Autre épine : le trou noir des tickets de 20-100 M DH, laissé pour compte entre le seed capital (< 10 M DH) et les tickets supérieurs (> 100 M DH). Résultat : les PME matures, pourtant fer de lance de l’export, peinent à trouver chaussure à leur pied. Cette situation s’explique par la taille grandissante des levées, qui oblige les équipes de gestion à opter pour de grandes opérations afin de limiter le nombre de cibles dans leurs portefeuilles. Les opérateurs s’accordent à dire que cette configuration devrait être corrigée, au moins en partie, grâce à l’intervention du FM6I, qui souhaite que des sociétés de gestion opèrent dans ces segments mal servis.

 

Trois leviers pour franchir le cap des 6 Mds DH

Le secteur souhaite doubler la taille des levées à horizon 2030. L’étude propose un triptyque d’actions pour transformer l’essai :

1. Boucler le cercle vertueux local
Porter la part des institutionnels marocains de 50 % à 70 % des levées, mobiliser family offices et caisses de retraite, et élargir la base d’actifs éligibles pour les OPCC. La TVA sur les frais de gestion, une particularité que l’on ne retrouve qu’au Maroc et qui lamine les TRI, est également dans le viseur des gérants. Ils espèrent que les autorités seront réceptives à cette doléance et corrigeront ce qu’ils considèrent comme une injustice fiscale.

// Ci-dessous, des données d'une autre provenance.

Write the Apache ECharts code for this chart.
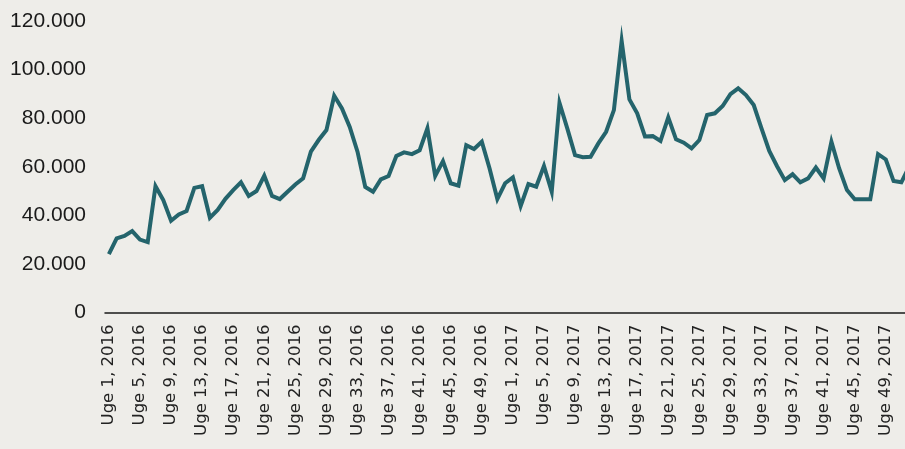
<!DOCTYPE html>
<html>
<head>
<meta charset="utf-8">
<script src="https://cdn.jsdelivr.net/npm/echarts@6/dist/echarts.min.js"></script>
<style>
  html, body { margin: 0; padding: 0; background: #eeede9; overflow: hidden; width: 905px; height: 449px; }
  #chart { width: 925px; height: 449px; }
</style>
</head>
<body>
<div id="chart"></div>
<script>
// ugenumre 2016 og 2017
var years = [2016, 2017];
var weeksPerYear = 52;

// ugentlige værdier, Uge 1 2016 .. Uge 52 2017
var values2016 = [
    24000, 30500, 31500, 33500, 30000, 29000, 52000, 46300, 37800, 40400,
    41800, 51300, 52000, 39000, 42200, 46800, 50400, 53600, 48000, 50000,
    56300, 48000, 46700, 49700, 52700, 55200, 66200, 71000, 75100, 89200,
    84000, 76400, 66200, 51700, 49700, 54800, 56200, 64400, 65900, 65200,
    66800, 75800, 56200, 62300, 53200, 52200, 68900, 67300, 70300, 59300,
    46700, 53200
];
var values2017 = [
    55600, 43800, 52900, 51800, 60300, 49700, 86300, 75800, 64800, 63900,
    64100, 69600, 74400, 83300, 111800, 87700, 82000, 72500, 72600, 70600,
    80300, 71300, 69900, 67600, 71000, 81300, 82000, 85000, 89900, 92300,
    89500, 85400, 75800, 66500, 60200, 54500, 56900, 53600, 55200, 59700,
    55200, 70300, 59300, 50400, 46600, 46600, 46600, 65200, 63000, 54100,
    53600, 60000
];
var yTicks = [0, 20000, 40000, 60000, 80000, 100000, 120000];

var categories = [];
years.forEach(function (y) {
    for (var w = 1; w <= weeksPerYear; w++) {
        categories.push('Uge ' + w + ', ' + y);
    }
});
var data = values2016.concat(values2017);

var chart = echarts.init(document.getElementById('chart'));

var option = {
    backgroundColor: '#eeede9',
    animation: false,
    grid: {
        left: 105,
        top: 21,
        width: 808,
        height: 291.5
    },
    xAxis: {
        type: 'category',
        data: categories,
        boundaryGap: true,
        axisLine: { lineStyle: { color: '#1a1a1a', width: 1.5 } },
        axisTick: {
            length: 4,
            interval: function (i) { return i % 2 === 1; },
            lineStyle: { color: '#1a1a1a', width: 1.2 }
        },
        axisLabel: {
            interval: 3,
            rotate: 90,
            margin: 12,
            color: '#222',
            fontFamily: 'DejaVu Sans',
            fontSize: 16.5
        }
    },
    yAxis: {
        type: 'value',
        min: yTicks[0],
        max: yTicks[yTicks.length - 1],
        interval: 20000,
        axisLine: { show: false },
        axisTick: { show: false },
        splitLine: { show: false },
        axisLabel: {
            margin: 19,
            color: '#1a1a1a',
            fontFamily: 'Liberation Sans',
            fontSize: 21,
            formatter: function (v) {
                return String(v).replace(/\B(?=(\d{3})+(?!\d))/g, '.');
            }
        }
    },
    series: [{
        type: 'line',
        data: data,
        showSymbol: false,
        lineStyle: { color: '#24646c', width: 4, join: 'miter' },
        itemStyle: { color: '#24646c' }
    }]
};

chart.setOption(option);
</script>
</body>
</html>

2. Muscler l’attractivité internationale
Instaurer des co-investment funds transfrontaliers et poursuivre la fluidification des sorties sur le marché boursier.

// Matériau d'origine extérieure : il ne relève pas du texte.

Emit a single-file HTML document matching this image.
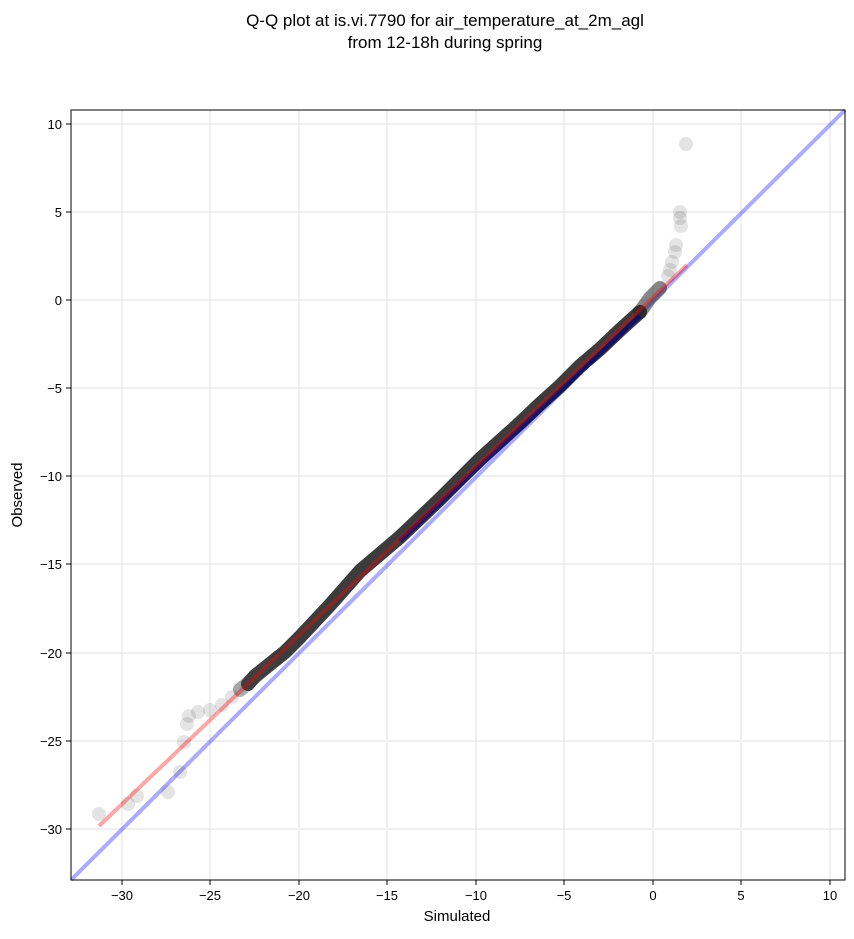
<!DOCTYPE html>
<html><head><style>body{margin:0;background:#fff}svg text{font-family:"Liberation Sans",sans-serif}</style></head><body>
<svg width="854" height="934" xmlns="http://www.w3.org/2000/svg">
<text x="445" y="26" font-size="17" text-anchor="middle">Q-Q plot at is.vi.7790 for air_temperature_at_2m_agl</text>
<text x="445" y="48" font-size="17" text-anchor="middle">from 12-18h during spring</text>
<g stroke="#ebebeb" stroke-width="1.5">
<line x1="122" y1="110" x2="122" y2="880"/><line x1="210" y1="110" x2="210" y2="880"/><line x1="299" y1="110" x2="299" y2="880"/><line x1="387" y1="110" x2="387" y2="880"/><line x1="476" y1="110" x2="476" y2="880"/><line x1="564" y1="110" x2="564" y2="880"/><line x1="653" y1="110" x2="653" y2="880"/><line x1="741" y1="110" x2="741" y2="880"/><line x1="830" y1="110" x2="830" y2="880"/>
<line x1="71" y1="124" x2="845" y2="124"/><line x1="71" y1="212" x2="845" y2="212"/><line x1="71" y1="300" x2="845" y2="300"/><line x1="71" y1="388" x2="845" y2="388"/><line x1="71" y1="476" x2="845" y2="476"/><line x1="71" y1="564" x2="845" y2="564"/><line x1="71" y1="653" x2="845" y2="653"/><line x1="71" y1="741" x2="845" y2="741"/><line x1="71" y1="829" x2="845" y2="829"/>
</g>
<line x1="71" y1="880" x2="845" y2="110" stroke="#0000ff" stroke-opacity="0.33" stroke-width="4"/>
<g fill="#222" fill-opacity="0.12">
<circle cx="99" cy="814" r="7"/><circle cx="128" cy="804" r="7"/><circle cx="137" cy="796" r="7"/><circle cx="168" cy="792" r="7"/><circle cx="180" cy="772" r="7"/><circle cx="184" cy="742" r="7"/><circle cx="187" cy="724" r="7"/><circle cx="189" cy="716" r="7"/><circle cx="198" cy="712" r="7"/><circle cx="210" cy="710" r="7"/><circle cx="222" cy="705" r="7"/><circle cx="232" cy="697" r="7"/><circle cx="240" cy="688" r="7"/>
<circle cx="686" cy="144" r="7"/><circle cx="680" cy="212" r="7"/><circle cx="680" cy="218" r="7"/><circle cx="681" cy="226" r="7"/><circle cx="676" cy="245" r="7"/><circle cx="675" cy="252" r="7"/><circle cx="672" cy="262" r="7"/><circle cx="670" cy="270" r="7"/><circle cx="668" cy="276" r="7"/>
</g>
<path d="M248,684 L255,676 L270,664 L285,652 L300,637 L315,621 L330,605 L345,588 L360,571 L380,554 L400,537 L420,518 L440,499 L460,479 L480,459 L500,441 L520,423 L540,404 L560,386 L580,366 L600,349 L620,330 L640,312" stroke="#111" stroke-opacity="0.82" stroke-width="14" fill="none" stroke-linecap="round" stroke-linejoin="round"/>
<path d="M640,312 L650,298 L660,288" stroke="#222" stroke-opacity="0.55" stroke-width="14" fill="none" stroke-linecap="round"/>
<path d="M240,690 L270,664" stroke="#444" stroke-opacity="0.4" stroke-width="14" fill="none" stroke-linecap="round"/>
<path d="M400,541 L640,316" stroke="#000080" stroke-width="5" fill="none" stroke-opacity="0.6"/>
<line x1="99" y1="826" x2="687" y2="265" stroke="#ff0000" stroke-opacity="0.35" stroke-width="4"/>
<rect x="71" y="110" width="774" height="770" fill="none" stroke="#000" stroke-width="1"/>
<g stroke="#000"><line x1="122" y1="880" x2="122" y2="885"/><line x1="210" y1="880" x2="210" y2="885"/><line x1="299" y1="880" x2="299" y2="885"/><line x1="387" y1="880" x2="387" y2="885"/><line x1="476" y1="880" x2="476" y2="885"/><line x1="564" y1="880" x2="564" y2="885"/><line x1="653" y1="880" x2="653" y2="885"/><line x1="741" y1="880" x2="741" y2="885"/><line x1="830" y1="880" x2="830" y2="885"/>
<line x1="66" y1="124" x2="71" y2="124"/><line x1="66" y1="212" x2="71" y2="212"/><line x1="66" y1="300" x2="71" y2="300"/><line x1="66" y1="388" x2="71" y2="388"/><line x1="66" y1="476" x2="71" y2="476"/><line x1="66" y1="564" x2="71" y2="564"/><line x1="66" y1="653" x2="71" y2="653"/><line x1="66" y1="741" x2="71" y2="741"/><line x1="66" y1="829" x2="71" y2="829"/></g>
<g font-size="13" text-anchor="middle"><text x="122" y="900">−30</text><text x="210" y="900">−25</text><text x="299" y="900">−20</text><text x="387" y="900">−15</text><text x="476" y="900">−10</text><text x="564" y="900">−5</text><text x="653" y="900">0</text><text x="741" y="900">5</text><text x="830" y="900">10</text></g>
<g font-size="13" text-anchor="end"><text x="62" y="129">10</text><text x="62" y="217">5</text><text x="62" y="305">0</text><text x="62" y="393">−5</text><text x="62" y="481">−10</text><text x="62" y="569">−15</text><text x="62" y="658">−20</text><text x="62" y="746">−25</text><text x="62" y="834">−30</text></g>
<text x="457" y="921" font-size="15" text-anchor="middle">Simulated</text>
<text x="22" y="495" font-size="15" text-anchor="middle" transform="rotate(-90 22 495)">Observed</text>
</svg></body></html>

3. Institutionnaliser le dialogue public-privé
Formaliser, sous l’égide de l’AMIC, une plateforme de suivi des réformes (cadre prudentiel, dette privée, marché secondaire) avec des indicateurs de pénétration du capital-investissement dans l’économie réelle.

 

Au-delà du rendement : un outil de souveraineté économique

Le plan ne se limite pas à des objectifs de collecte. Sur le plan micro, il mise sur la gouvernance, la professionnalisation ESG et l’émergence de « champions nationaux ». Sur le plan macro, il cible la création d’emplois, la montée en compétences et l’innovation. Dans un pays où le Nouveau Modèle de Développement veut porter la part de l’investissement privé aux deux tiers des flux totaux, le private equity se voit assigner un rôle de trait d’union entre épargne locale et croissance productive.

 

En 2015, rares étaient ceux qui misaient sur un doublement de la taille du marché en une décennie. En 2025, le secteur vise à rééditer l’exploit d’ici 2030. Pour cela, il faudra convaincre les institutionnels de continuer à renforcer leur allocation dans cette classe d’actifs et lever les verrous réglementaires résiduels qui, malgré les contraintes qu’ils engendrent, n’altèrent pas la qualité des multiples de sortie, lesquels n’ont rien à envier aux marchés matures. Pour l’heure, la dynamique est là, soutenue par un agenda d’infrastructures XXL et des ambitions industrielles renouvelées. À cinq ans de l’échéance, le private equity marocain joue déjà le premier match de sa Coupe du monde.